Work required:
Set the listing down unchanged, minus every embedded image.

Stored data:
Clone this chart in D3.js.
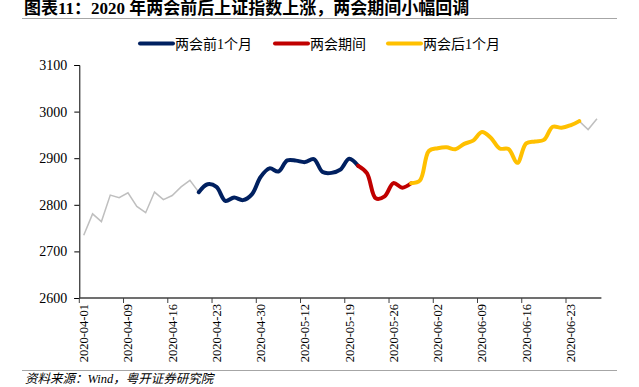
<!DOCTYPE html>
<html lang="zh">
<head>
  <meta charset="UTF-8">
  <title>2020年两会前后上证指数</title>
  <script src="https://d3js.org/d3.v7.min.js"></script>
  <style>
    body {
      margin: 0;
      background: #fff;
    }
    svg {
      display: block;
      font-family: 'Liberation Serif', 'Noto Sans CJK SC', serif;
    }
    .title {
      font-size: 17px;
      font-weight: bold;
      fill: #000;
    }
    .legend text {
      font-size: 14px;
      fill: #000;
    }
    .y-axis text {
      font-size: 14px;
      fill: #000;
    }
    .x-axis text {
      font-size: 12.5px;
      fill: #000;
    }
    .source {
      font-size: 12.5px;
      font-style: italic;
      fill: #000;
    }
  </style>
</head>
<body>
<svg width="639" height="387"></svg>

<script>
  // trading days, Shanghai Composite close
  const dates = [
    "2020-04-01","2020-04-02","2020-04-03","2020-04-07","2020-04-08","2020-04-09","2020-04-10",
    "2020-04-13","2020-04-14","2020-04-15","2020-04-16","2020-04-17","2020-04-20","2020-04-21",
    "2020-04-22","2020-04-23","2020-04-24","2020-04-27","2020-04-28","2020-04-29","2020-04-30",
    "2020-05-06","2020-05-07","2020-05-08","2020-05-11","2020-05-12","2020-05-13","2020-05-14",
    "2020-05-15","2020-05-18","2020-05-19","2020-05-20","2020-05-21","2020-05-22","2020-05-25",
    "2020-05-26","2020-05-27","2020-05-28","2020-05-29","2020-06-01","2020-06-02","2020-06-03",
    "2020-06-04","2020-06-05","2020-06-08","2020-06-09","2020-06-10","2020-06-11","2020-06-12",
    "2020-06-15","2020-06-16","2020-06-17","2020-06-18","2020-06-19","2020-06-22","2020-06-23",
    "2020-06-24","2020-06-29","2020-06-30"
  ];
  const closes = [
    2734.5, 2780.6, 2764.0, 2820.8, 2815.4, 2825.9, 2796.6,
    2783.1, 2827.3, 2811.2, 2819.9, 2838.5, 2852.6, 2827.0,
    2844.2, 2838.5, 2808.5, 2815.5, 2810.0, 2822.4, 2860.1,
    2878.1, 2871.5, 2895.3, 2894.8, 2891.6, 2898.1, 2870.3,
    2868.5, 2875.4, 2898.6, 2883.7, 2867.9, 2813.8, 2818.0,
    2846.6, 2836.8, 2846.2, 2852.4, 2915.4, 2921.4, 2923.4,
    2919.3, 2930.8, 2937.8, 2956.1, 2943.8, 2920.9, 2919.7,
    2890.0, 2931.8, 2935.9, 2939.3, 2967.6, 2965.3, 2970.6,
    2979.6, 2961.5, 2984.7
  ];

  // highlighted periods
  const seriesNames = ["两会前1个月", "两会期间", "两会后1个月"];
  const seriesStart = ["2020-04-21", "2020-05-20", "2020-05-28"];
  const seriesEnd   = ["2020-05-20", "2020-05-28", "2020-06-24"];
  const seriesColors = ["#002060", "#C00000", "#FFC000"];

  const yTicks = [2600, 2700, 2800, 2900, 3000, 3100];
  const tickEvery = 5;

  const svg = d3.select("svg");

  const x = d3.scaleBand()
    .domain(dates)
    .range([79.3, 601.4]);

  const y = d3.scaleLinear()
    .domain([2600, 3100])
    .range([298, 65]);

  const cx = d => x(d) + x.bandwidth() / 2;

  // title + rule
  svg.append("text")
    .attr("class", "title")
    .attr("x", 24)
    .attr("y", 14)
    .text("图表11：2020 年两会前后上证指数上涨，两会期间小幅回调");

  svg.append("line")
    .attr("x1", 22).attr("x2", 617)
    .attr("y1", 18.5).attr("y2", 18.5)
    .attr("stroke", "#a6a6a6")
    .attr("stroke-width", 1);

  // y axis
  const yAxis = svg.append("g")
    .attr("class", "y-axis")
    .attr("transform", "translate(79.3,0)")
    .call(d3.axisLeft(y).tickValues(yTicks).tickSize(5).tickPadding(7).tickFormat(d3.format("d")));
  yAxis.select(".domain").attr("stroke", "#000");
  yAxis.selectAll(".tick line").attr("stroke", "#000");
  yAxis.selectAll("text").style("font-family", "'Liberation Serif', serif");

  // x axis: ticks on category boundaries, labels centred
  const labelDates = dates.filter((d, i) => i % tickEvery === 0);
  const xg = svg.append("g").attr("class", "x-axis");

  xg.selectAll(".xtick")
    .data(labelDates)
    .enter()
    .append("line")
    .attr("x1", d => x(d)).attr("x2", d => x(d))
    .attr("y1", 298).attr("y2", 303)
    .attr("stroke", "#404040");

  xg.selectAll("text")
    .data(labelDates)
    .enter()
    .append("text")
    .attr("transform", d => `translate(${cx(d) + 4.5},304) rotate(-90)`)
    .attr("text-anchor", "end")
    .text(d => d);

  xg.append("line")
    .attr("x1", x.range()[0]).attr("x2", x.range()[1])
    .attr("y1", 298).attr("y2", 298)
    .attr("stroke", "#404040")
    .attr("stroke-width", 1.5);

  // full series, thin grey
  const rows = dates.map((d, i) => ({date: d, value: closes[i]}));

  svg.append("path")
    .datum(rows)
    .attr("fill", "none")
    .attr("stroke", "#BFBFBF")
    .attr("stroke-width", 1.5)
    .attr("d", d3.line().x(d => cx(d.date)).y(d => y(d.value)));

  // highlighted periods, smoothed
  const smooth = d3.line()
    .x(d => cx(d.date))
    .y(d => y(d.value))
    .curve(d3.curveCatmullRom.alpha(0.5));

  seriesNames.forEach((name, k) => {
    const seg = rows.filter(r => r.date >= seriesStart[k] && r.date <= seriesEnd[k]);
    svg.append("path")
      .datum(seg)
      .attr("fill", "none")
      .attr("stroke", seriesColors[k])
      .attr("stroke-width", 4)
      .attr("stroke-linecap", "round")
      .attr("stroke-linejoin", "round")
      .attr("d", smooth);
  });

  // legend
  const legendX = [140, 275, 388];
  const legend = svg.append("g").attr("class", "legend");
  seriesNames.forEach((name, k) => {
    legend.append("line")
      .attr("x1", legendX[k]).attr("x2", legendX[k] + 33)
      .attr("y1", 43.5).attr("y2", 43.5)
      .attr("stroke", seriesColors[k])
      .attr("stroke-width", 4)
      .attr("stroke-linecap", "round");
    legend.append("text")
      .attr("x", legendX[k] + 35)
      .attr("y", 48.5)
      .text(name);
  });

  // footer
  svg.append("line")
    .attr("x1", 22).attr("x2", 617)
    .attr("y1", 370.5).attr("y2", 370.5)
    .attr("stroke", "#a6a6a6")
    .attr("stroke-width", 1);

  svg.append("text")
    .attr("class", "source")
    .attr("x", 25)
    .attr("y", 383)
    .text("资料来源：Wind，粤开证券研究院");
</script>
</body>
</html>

Complete answer:
Clone this chart in D3.js.
<!DOCTYPE html>
<html lang="zh">
<head>
  <meta charset="UTF-8">
  <title>2020年两会前后上证指数</title>
  <script src="https://d3js.org/d3.v7.min.js"></script>
  <style>
    body {
      margin: 0;
      background: #fff;
    }
    svg {
      display: block;
      font-family: 'Liberation Serif', 'Noto Sans CJK SC', serif;
    }
    .title {
      font-size: 17px;
      font-weight: bold;
      fill: #000;
    }
    .legend text {
      font-size: 14px;
      fill: #000;
    }
    .y-axis text {
      font-size: 14px;
      fill: #000;
    }
    .x-axis text {
      font-size: 12.5px;
      fill: #000;
    }
    .source {
      font-size: 12.5px;
      font-style: italic;
      fill: #000;
    }
  </style>
</head>
<body>
<svg width="639" height="387"></svg>

<script>
  // trading days, Shanghai Composite close
  const dates = [
    "2020-04-01","2020-04-02","2020-04-03","2020-04-07","2020-04-08","2020-04-09","2020-04-10",
    "2020-04-13","2020-04-14","2020-04-15","2020-04-16","2020-04-17","2020-04-20","2020-04-21",
    "2020-04-22","2020-04-23","2020-04-24","2020-04-27","2020-04-28","2020-04-29","2020-04-30",
    "2020-05-06","2020-05-07","2020-05-08","2020-05-11","2020-05-12","2020-05-13","2020-05-14",
    "2020-05-15","2020-05-18","2020-05-19","2020-05-20","2020-05-21","2020-05-22","2020-05-25",
    "2020-05-26","2020-05-27","2020-05-28","2020-05-29","2020-06-01","2020-06-02","2020-06-03",
    "2020-06-04","2020-06-05","2020-06-08","2020-06-09","2020-06-10","2020-06-11","2020-06-12",
    "2020-06-15","2020-06-16","2020-06-17","2020-06-18","2020-06-19","2020-06-22","2020-06-23",
    "2020-06-24","2020-06-29","2020-06-30"
  ];
  const closes = [
    2734.5, 2780.6, 2764.0, 2820.8, 2815.4, 2825.9, 2796.6,
    2783.1, 2827.3, 2811.2, 2819.9, 2838.5, 2852.6, 2827.0,
    2844.2, 2838.5, 2808.5, 2815.5, 2810.0, 2822.4, 2860.1,
    2878.1, 2871.5, 2895.3, 2894.8, 2891.6, 2898.1, 2870.3,
    2868.5, 2875.4, 2898.6, 2883.7, 2867.9, 2813.8, 2818.0,
    2846.6, 2836.8, 2846.2, 2852.4, 2915.4, 2921.4, 2923.4,
    2919.3, 2930.8, 2937.8, 2956.1, 2943.8, 2920.9, 2919.7,
    2890.0, 2931.8, 2935.9, 2939.3, 2967.6, 2965.3, 2970.6,
    2979.6, 2961.5, 2984.7
  ];

  // highlighted periods
  const seriesNames = ["两会前1个月", "两会期间", "两会后1个月"];
  const seriesStart = ["2020-04-21", "2020-05-20", "2020-05-28"];
  const seriesEnd   = ["2020-05-20", "2020-05-28", "2020-06-24"];
  const seriesColors = ["#002060", "#C00000", "#FFC000"];

  const yTicks = [2600, 2700, 2800, 2900, 3000, 3100];
  const tickEvery = 5;

  const svg = d3.select("svg");

  const x = d3.scaleBand()
    .domain(dates)
    .range([79.3, 601.4]);

  const y = d3.scaleLinear()
    .domain([2600, 3100])
    .range([298, 65]);

  const cx = d => x(d) + x.bandwidth() / 2;

  // title + rule
  svg.append("text")
    .attr("class", "title")
    .attr("x", 24)
    .attr("y", 14)
    .text("图表11：2020 年两会前后上证指数上涨，两会期间小幅回调");

  svg.append("line")
    .attr("x1", 22).attr("x2", 617)
    .attr("y1", 18.5).attr("y2", 18.5)
    .attr("stroke", "#a6a6a6")
    .attr("stroke-width", 1);

  // y axis
  const yAxis = svg.append("g")
    .attr("class", "y-axis")
    .attr("transform", "translate(79.3,0)")
    .call(d3.axisLeft(y).tickValues(yTicks).tickSize(5).tickPadding(7).tickFormat(d3.format("d")));
  yAxis.select(".domain").attr("stroke", "#000");
  yAxis.selectAll(".tick line").attr("stroke", "#000");
  yAxis.selectAll("text").style("font-family", "'Liberation Serif', serif");

  // x axis: ticks on category boundaries, labels centred
  const labelDates = dates.filter((d, i) => i % tickEvery === 0);
  const xg = svg.append("g").attr("class", "x-axis");

  xg.selectAll(".xtick")
    .data(labelDates)
    .enter()
    .append("line")
    .attr("x1", d => x(d)).attr("x2", d => x(d))
    .attr("y1", 298).attr("y2", 303)
    .attr("stroke", "#404040");

  xg.selectAll("text")
    .data(labelDates)
    .enter()
    .append("text")
    .attr("transform", d => `translate(${cx(d) + 4.5},304) rotate(-90)`)
    .attr("text-anchor", "end")
    .text(d => d);

  xg.append("line")
    .attr("x1", x.range()[0]).attr("x2", x.range()[1])
    .attr("y1", 298).attr("y2", 298)
    .attr("stroke", "#404040")
    .attr("stroke-width", 1.5);

  // full series, thin grey
  const rows = dates.map((d, i) => ({date: d, value: closes[i]}));

  svg.append("path")
    .datum(rows)
    .attr("fill", "none")
    .attr("stroke", "#BFBFBF")
    .attr("stroke-width", 1.5)
    .attr("d", d3.line().x(d => cx(d.date)).y(d => y(d.value)));

  // highlighted periods, smoothed
  const smooth = d3.line()
    .x(d => cx(d.date))
    .y(d => y(d.value))
    .curve(d3.curveCatmullRom.alpha(0.5));

  seriesNames.forEach((name, k) => {
    const seg = rows.filter(r => r.date >= seriesStart[k] && r.date <= seriesEnd[k]);
    svg.append("path")
      .datum(seg)
      .attr("fill", "none")
      .attr("stroke", seriesColors[k])
      .attr("stroke-width", 4)
      .attr("stroke-linecap", "round")
      .attr("stroke-linejoin", "round")
      .attr("d", smooth);
  });

  // legend
  const legendX = [140, 275, 388];
  const legend = svg.append("g").attr("class", "legend");
  seriesNames.forEach((name, k) => {
    legend.append("line")
      .attr("x1", legendX[k]).attr("x2", legendX[k] + 33)
      .attr("y1", 43.5).attr("y2", 43.5)
      .attr("stroke", seriesColors[k])
      .attr("stroke-width", 4)
      .attr("stroke-linecap", "round");
    legend.append("text")
      .attr("x", legendX[k] + 35)
      .attr("y", 48.5)
      .text(name);
  });

  // footer
  svg.append("line")
    .attr("x1", 22).attr("x2", 617)
    .attr("y1", 370.5).attr("y2", 370.5)
    .attr("stroke", "#a6a6a6")
    .attr("stroke-width", 1);

  svg.append("text")
    .attr("class", "source")
    .attr("x", 25)
    .attr("y", 383)
    .text("资料来源：Wind，粤开证券研究院");
</script>
</body>
</html>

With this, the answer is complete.